Great deals on credit may have hit limit
By Ted Griffith
The (Wilmington, Del.) News Journal
Consumers beware: Attractive credit card offers appear to be headed for the endangered species list.
Increased borrowing costs are driving credit-card issuers to raise interest rates, alter terms of cardholders' agreements and cut back on introductory offers that promise no interest for a year or more, industry analysts said.
"These are trends that are taking hold and that we can expect to see continue if, as expected, interest rates rise further," said Greg McBride, an analyst with North Palm Beach, Fla.-based Bankrate.com.
After hitting their lowest levels in more than 15 years, interest rates on credit cards have begun to climb, with the average rate on a variable-rate credit card jumping by more than one percentage point in the past two weeks, according to Bankrate.com. Credit-card issuers also are curbing zero-percent interest rate offers and shifting customers from fixed-rate to variable-rate cards in response to rising rates.
When they get hit with higher rates, cardholders should consider calling their credit card companies and negotiating for a reduction, said Ed Mierzwinski, consumer advocate with the Washington-based Public Interest Research Group.
And, given the current interest rate climate, it's more important for consumers to pay down their balances, he said.
Interest rates have been on the upswing because of moves by the U.S. Federal Reserve, which has great influence over the baseline rate for almost all types of borrowing, including credit card debt.

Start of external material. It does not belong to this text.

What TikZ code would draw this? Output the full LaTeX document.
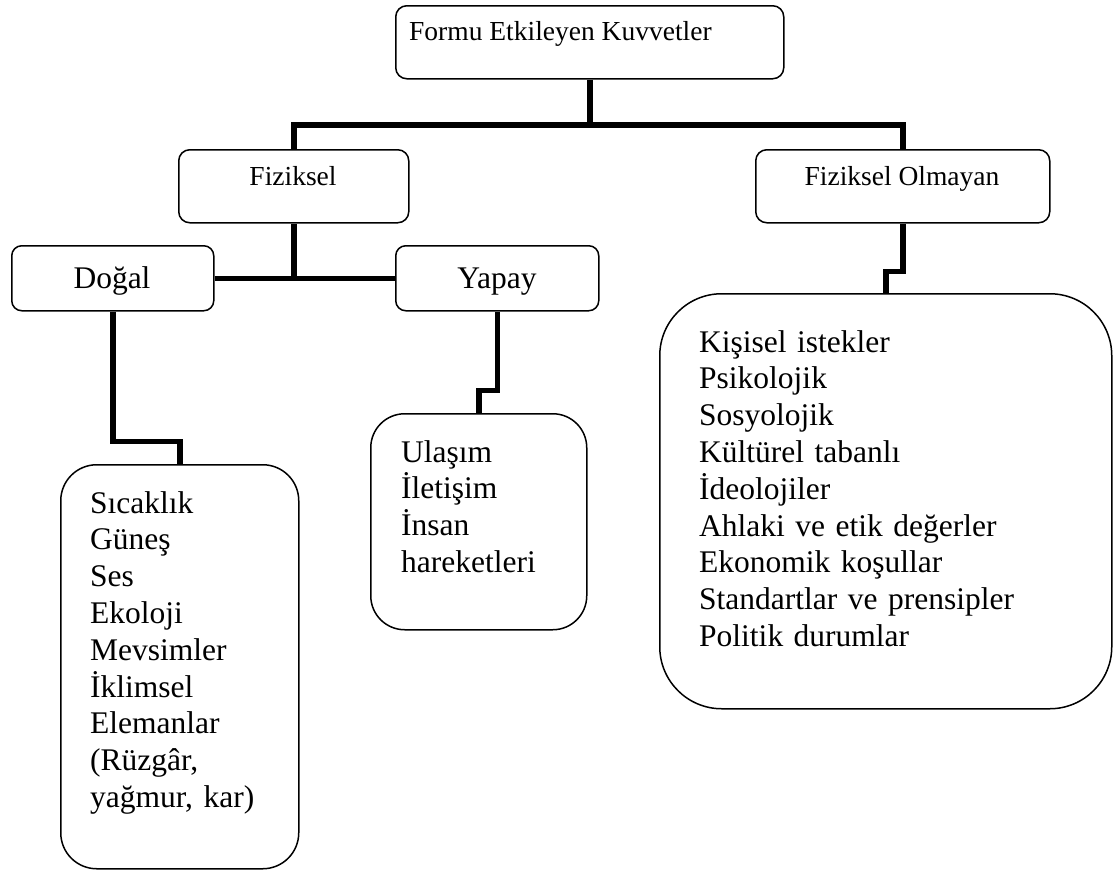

By ratcheting up borrowing costs, the Fed intends to cool the economy and stave off inflation. Recent economic reports that point to weakening job growth could temporarily slow the pace at which the Federal Reserve raises rates, but economists anticipate rates will go higher eventually, McBride said.
For cardholders, a rising rate environment will mean several changes, including a decline in zero-percent interest rate offers, analysts said.
For competitive reasons, the zero-percent offers "won't disappear overnight," but consumers can expect to see fewer of them in the coming year, said Evan Momios, an equity analyst with Standard & Poor's in New York.
The "vast majority" of cardholders at New York-based Citigroup, the No. 1 credit card issuer, already have variable rates, a spokeswoman said, and Wilmington, Del.-based MNBA Inc. will have one-third of its 50 million cardholders on variable rates by the end of the year.
Variable rates allow credit card issuers to quickly pass on their increased borrowing costs to consumers, with the hike often taking effect in the billing period immediately following a move in the prime rate.
But even cardholders who retain fixed rates shouldn't think they'll escape the rising tide, Bankrate's McBride said. Unlike fixed-rate mortgages, credit card companies can change "fixed" rates as long as they notify the customers.